I’ve always been a list maker, another vestige of my OCD – shirts hung according to color, shoes arranged by function, books by subject, music by artist, etc. So, 21 years ago it didn’t seem crazy to begin keeping a list of books (including plays and films) and restaurants, by year, so I could look back and refresh my memory. Around then time was collapsing, and what I thought was 10 years ago was really 5 and so on.
Recently, reading my high school English teacher’s obituary, I discovered she did the same – “7000 books, 3000 movies and plays and 27 countries visited.” Not the only similarity!
I’ve never written about it until now, but I had a bit of a crush on Ellen McComb Smith my pretty, young, demanding English teacher. She was always Mrs. Smith to me and “EM” to her faculty colleagues. I never dared call her Ellen though our friendship spanned nearly 50 years. The only time I used her first name was when I formally introduced her to my wife and daughter, “Abby and Diana, this is Ellen Smith, my favorite teacher.” Even then it was awkward, though we had been friends for 25 years.
Back in high school I was a good student but indifferent and unchallenged. School was easy, and Mrs. Smith knew it. For some reason, she thought I had potential and made it her mission to jump start it. She began by suggesting books and writing projects I might be interested in. She urged me to get me off my ass (not in those words) and start reading books for ideas not story. Before my senior year she told me to take an elective literature course even though she wasn’t teaching it. I did, and had my first serious encounter with books. We read The Old Man and the Sea and Grapes of Wrath among others, and that class changed my life. I went on to major in English at the University of Washington and creative writing at San Francisco State.
The idea for a love letter to Ellen came from reading Pat Conroy whose memoir My Reading Life tells a series of stories about people and books that have made a difference in his life – teachers, agents, booksellers, neighbors, family, and friends – none of them famous but all of them important influences. Conroy is the famous “southern writer” who wrote The Great Santini and Prince of Tides.
Early in My Reading Life, he introduces readers to his high school English teacher, Gene Norris, who encouraged “a profoundly shy and battered young man and changed the course of his life with the extravagant passion he brought to his classroom.” Mr. Norris was Conroy’s guide. Mrs. Smith was mine.
Conroy acknowledges he’s not in the same category as Dickens or Dostoevsky though many of the people profiled in My Reading Life thought he could be, just as Mrs. Smith knew I could do better. Conroy may not be America’s greatest writer, but he’s almost unparalleled as a storyteller. His bibliography is long – novels, memoirs, essays, and non-fiction – but the personal stories in My Reading Life are my favorites, wonderful character studies that honor his influences.
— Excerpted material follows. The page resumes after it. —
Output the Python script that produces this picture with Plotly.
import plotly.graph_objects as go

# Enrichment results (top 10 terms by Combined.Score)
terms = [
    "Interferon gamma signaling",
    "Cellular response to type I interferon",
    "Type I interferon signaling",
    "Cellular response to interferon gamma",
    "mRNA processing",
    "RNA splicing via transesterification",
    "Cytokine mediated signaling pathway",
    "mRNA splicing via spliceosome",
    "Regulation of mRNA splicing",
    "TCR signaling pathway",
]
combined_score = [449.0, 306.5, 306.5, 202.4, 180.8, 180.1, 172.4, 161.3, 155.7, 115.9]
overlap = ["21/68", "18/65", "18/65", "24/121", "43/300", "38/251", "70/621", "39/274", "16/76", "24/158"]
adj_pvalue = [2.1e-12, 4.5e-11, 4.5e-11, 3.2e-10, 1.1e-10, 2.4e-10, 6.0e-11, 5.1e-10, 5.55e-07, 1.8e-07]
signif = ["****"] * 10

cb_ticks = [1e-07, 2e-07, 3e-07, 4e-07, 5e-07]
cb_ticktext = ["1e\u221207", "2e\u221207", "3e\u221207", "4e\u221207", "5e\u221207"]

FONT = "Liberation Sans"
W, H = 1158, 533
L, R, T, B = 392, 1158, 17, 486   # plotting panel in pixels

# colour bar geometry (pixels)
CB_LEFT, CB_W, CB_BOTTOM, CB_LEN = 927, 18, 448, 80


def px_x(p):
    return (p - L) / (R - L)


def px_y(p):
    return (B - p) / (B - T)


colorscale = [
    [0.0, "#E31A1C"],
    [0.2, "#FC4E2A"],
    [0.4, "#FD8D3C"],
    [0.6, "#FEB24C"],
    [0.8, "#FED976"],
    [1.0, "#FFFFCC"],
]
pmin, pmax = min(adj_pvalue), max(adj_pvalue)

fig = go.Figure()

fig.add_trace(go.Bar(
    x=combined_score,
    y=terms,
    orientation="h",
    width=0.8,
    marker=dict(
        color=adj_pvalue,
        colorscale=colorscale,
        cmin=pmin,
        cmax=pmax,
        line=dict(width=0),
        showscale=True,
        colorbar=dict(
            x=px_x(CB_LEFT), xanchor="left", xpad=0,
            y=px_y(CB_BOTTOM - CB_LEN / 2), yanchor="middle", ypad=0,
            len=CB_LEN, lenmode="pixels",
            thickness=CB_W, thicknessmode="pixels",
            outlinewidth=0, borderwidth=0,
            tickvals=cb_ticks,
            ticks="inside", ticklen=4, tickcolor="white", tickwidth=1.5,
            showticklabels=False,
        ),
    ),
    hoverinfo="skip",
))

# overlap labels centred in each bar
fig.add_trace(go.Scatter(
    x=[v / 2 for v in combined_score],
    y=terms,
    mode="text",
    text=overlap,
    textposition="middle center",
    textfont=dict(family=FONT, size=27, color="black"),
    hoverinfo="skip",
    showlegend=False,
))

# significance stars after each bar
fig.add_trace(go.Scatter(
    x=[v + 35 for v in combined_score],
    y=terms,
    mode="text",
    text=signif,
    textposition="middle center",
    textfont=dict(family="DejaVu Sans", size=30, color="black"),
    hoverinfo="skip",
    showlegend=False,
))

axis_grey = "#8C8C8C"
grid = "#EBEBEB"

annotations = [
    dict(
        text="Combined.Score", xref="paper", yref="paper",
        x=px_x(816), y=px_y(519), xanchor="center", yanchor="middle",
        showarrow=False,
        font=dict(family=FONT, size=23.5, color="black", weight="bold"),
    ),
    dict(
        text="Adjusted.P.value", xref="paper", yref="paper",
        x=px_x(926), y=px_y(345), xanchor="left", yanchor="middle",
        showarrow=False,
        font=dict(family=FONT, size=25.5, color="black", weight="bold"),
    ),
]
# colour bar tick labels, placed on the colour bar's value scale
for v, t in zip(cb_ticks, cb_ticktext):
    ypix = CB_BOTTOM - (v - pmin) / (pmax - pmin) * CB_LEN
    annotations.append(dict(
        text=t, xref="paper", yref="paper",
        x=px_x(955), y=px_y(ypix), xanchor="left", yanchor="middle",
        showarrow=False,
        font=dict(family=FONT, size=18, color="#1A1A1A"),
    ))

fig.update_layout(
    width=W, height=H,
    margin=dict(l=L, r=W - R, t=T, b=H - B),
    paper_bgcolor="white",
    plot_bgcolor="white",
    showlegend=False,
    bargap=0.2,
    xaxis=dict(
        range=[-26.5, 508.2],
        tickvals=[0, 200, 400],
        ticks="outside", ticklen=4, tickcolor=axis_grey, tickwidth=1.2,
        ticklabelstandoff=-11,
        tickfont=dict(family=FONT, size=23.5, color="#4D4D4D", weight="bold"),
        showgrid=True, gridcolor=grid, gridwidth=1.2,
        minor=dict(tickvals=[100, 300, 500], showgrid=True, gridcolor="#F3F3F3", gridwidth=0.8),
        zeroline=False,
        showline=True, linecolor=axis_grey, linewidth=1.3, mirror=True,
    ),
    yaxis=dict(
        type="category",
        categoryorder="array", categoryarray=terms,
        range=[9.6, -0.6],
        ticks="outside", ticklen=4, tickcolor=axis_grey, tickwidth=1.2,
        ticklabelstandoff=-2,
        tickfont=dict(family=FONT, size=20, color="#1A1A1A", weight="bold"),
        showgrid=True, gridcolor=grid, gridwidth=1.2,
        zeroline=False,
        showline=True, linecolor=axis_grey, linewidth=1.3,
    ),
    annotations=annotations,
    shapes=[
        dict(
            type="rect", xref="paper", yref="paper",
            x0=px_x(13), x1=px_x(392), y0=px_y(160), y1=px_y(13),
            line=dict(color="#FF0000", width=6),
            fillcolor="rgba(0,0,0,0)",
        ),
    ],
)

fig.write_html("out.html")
He begins by telling the reader that every fall Mr. Norris’s introductory lecture included “what he expected us to learn over the course of a year, the number of books he required us to read, and the quality of essays we would write. With English department funds, he had gotten each of us a subscription to The Atlantic Monthly and Harper’s Magazine. He expected us to have an intimate knowledge of current affairs and required that we become familiar with the New York Times.” Mrs. Smith did the same.
It’s been 67 years since my first class with Mrs. Smith, but I remember her suggestion that I read The Late George Apley, a Pulitzer prize-winning novel written by John P. Marquand. It failed to interest me, but in the lit class she recommended the following year, Santiago the fisherman, the Okie Joad family, Robert Jordan, and Jay Gatsby lit that flame and prepared me for college. I should probably take a second look at George Apley from this distance. I’m sure it would please Mrs. Smith.
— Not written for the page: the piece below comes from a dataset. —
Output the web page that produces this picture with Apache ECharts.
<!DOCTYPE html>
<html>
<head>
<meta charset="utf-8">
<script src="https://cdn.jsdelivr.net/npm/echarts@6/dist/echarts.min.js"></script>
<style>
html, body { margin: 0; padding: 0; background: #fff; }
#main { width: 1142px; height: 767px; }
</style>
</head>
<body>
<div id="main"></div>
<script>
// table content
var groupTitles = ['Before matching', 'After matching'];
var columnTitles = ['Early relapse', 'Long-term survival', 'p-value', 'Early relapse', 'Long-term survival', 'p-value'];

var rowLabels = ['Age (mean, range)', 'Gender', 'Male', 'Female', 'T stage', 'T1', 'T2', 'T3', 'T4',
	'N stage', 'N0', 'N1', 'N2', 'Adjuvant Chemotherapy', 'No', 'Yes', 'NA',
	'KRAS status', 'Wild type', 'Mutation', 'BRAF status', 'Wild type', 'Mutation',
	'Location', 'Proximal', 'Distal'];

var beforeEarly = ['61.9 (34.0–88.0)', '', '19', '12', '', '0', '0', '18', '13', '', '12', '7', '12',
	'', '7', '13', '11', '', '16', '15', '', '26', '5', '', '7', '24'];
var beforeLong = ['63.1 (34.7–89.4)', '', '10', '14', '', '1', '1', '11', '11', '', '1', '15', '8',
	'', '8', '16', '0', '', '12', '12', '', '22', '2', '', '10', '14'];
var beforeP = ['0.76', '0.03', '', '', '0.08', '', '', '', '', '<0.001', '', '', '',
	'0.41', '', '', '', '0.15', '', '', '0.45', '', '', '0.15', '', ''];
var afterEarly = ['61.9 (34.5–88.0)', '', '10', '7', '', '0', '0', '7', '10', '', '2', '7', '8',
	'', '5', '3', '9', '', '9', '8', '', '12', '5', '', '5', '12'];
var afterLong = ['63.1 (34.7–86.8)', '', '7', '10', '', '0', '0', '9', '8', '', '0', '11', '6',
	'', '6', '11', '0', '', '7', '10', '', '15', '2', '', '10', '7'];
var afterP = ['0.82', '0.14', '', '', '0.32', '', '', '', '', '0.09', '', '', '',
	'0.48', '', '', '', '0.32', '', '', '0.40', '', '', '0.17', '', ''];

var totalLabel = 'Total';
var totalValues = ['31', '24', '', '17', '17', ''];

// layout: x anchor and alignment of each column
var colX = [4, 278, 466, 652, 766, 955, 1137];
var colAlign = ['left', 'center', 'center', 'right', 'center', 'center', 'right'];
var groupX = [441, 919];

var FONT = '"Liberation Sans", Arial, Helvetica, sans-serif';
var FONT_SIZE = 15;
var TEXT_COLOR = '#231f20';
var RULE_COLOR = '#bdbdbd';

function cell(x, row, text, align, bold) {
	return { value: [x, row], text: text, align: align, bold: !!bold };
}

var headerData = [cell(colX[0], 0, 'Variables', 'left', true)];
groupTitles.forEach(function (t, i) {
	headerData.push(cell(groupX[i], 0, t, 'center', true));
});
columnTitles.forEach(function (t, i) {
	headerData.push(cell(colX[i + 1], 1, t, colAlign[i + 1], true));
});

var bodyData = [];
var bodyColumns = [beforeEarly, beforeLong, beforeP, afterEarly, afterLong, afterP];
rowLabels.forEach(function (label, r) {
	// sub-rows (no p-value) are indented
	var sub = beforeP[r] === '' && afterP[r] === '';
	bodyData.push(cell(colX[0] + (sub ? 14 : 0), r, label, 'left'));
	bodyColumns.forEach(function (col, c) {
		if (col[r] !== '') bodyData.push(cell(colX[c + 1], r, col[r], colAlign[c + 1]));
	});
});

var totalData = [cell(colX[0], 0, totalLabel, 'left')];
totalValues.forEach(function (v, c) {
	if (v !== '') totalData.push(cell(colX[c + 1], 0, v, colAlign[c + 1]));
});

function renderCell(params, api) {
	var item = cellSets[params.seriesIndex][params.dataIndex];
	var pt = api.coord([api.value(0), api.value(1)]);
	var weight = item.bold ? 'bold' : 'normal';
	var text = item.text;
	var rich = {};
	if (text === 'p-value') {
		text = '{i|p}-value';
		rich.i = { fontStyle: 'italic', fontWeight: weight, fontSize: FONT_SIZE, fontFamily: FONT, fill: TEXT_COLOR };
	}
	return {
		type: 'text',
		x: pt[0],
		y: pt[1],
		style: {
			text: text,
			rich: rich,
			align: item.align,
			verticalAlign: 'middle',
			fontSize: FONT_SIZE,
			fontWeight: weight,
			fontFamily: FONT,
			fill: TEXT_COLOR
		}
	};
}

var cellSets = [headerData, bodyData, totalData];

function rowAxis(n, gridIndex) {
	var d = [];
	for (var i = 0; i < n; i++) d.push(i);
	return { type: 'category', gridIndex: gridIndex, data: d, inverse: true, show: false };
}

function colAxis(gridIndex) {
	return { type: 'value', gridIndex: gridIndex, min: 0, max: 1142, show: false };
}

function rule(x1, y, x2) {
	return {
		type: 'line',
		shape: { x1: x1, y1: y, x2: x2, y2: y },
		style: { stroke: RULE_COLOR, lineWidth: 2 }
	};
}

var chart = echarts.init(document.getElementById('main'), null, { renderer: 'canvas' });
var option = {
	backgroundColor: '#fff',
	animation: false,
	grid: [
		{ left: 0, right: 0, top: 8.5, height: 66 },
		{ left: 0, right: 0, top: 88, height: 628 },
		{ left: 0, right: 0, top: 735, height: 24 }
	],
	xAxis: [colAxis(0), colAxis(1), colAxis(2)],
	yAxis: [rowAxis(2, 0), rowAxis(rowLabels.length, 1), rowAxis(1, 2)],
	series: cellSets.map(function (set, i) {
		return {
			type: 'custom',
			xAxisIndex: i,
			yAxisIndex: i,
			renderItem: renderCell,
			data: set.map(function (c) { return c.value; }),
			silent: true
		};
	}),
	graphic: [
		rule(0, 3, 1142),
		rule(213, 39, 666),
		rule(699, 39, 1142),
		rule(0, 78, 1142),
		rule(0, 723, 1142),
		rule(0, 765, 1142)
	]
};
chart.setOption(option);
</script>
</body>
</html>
Pat Conroy became friends with Gene Norris just as I became friends with Ellen Smith. She followed my career changes and when I visited Seattle, I never failed to visit the home she and her husband lived in for 54 years and where they raised their two daughters. When I became a Pan Am pilot and was flying to London she connected me to her brother-in-law who was a Foreign Service officer at the US Embassy, and later with her daughter who was an exchange student in Japan though we never got to visit there.
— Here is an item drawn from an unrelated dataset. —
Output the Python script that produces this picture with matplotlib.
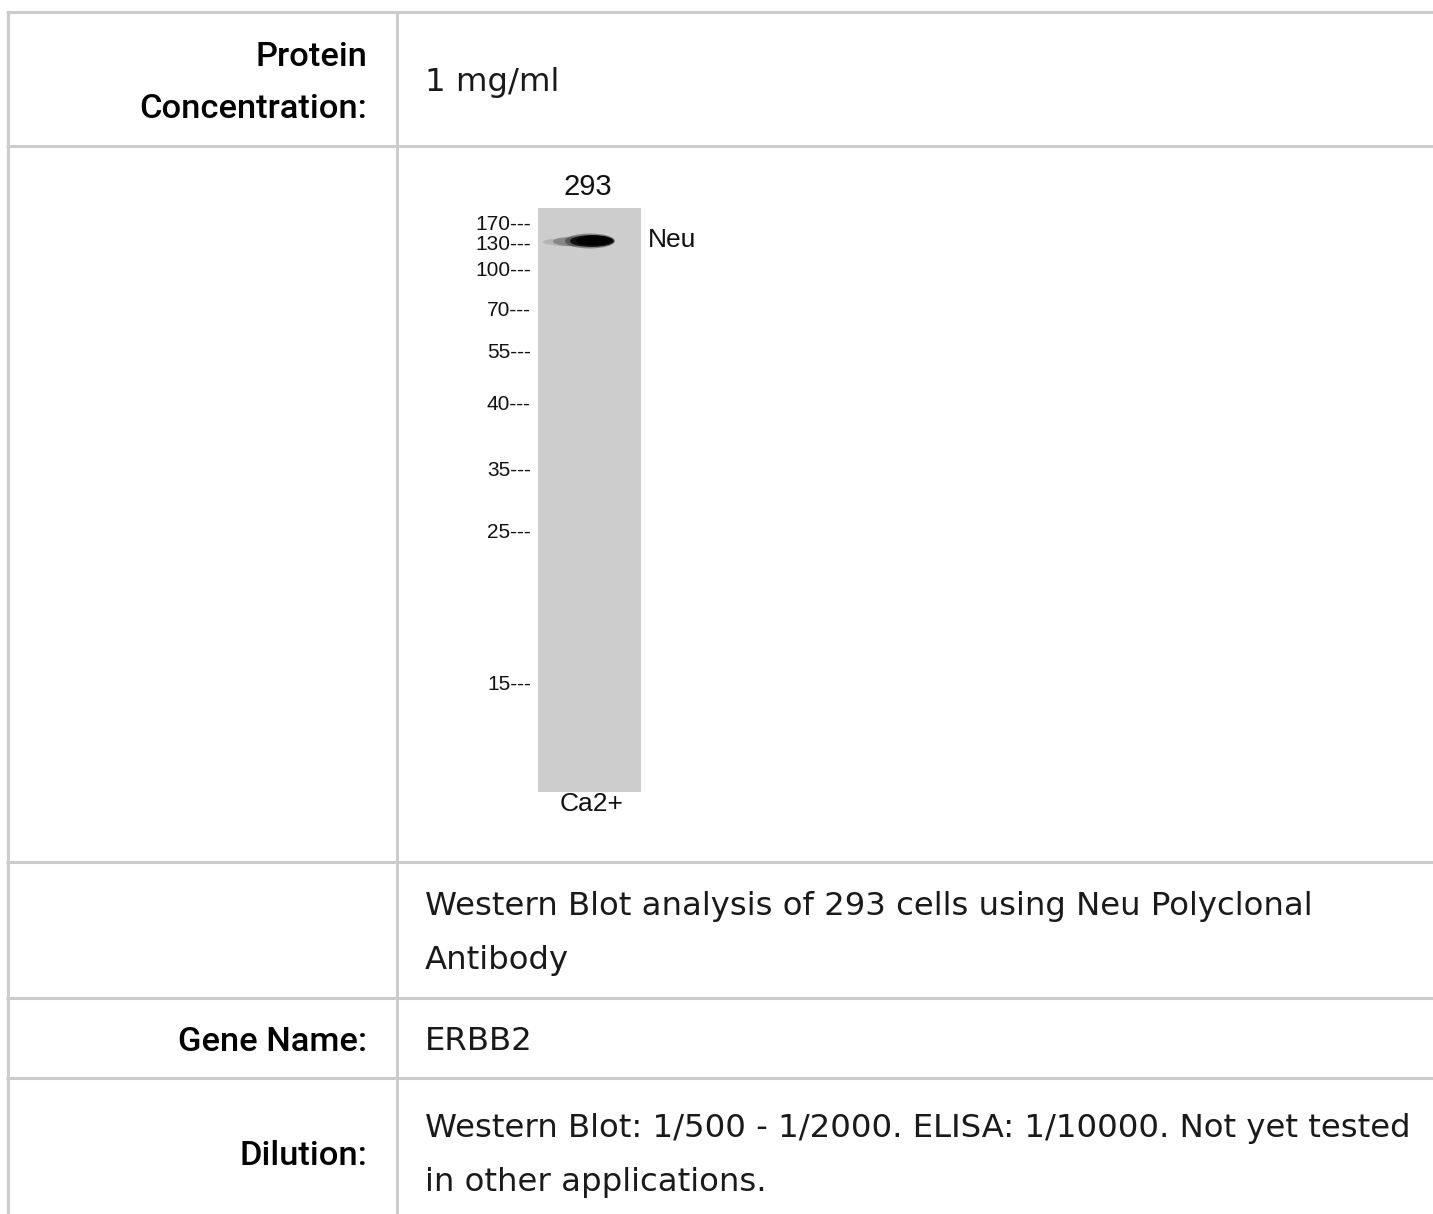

The last time I saw Mrs. Smith was a chance encounter at a museum in Seattle. After retirement, she developed an interest in miniatures and was working on her own French chateau. She was at the museum to see Queen Mary’s dollhouse, an exquisite miniature built for the Queen in 1920. When she asked about my family, I told her my children were in a private school in Sun Valley. She gently rebuked me for not supporting my local public school, though I hope the money I raised for Seattle Public Schools later made up for not meeting her expectation then.
I never saw her again. She suffered a major stroke in 1993, before I returned to Seattle. Marilynn did stop by at my request and wished her a good recovery but she passed away soon after.
RIP Mr. Norris, Mrs. Smith, and all the teachers who bring the best out in their students.
Epilogue
In researching Ellen Smith’s life and death I discovered another article celebrating her impact as a teacher. The writer, a journalist at The Daily Kos particularly admired the fact that she was a “proud card carrying member of the ACLU” in Roosevelt High School’s lily white conservative corner of the city.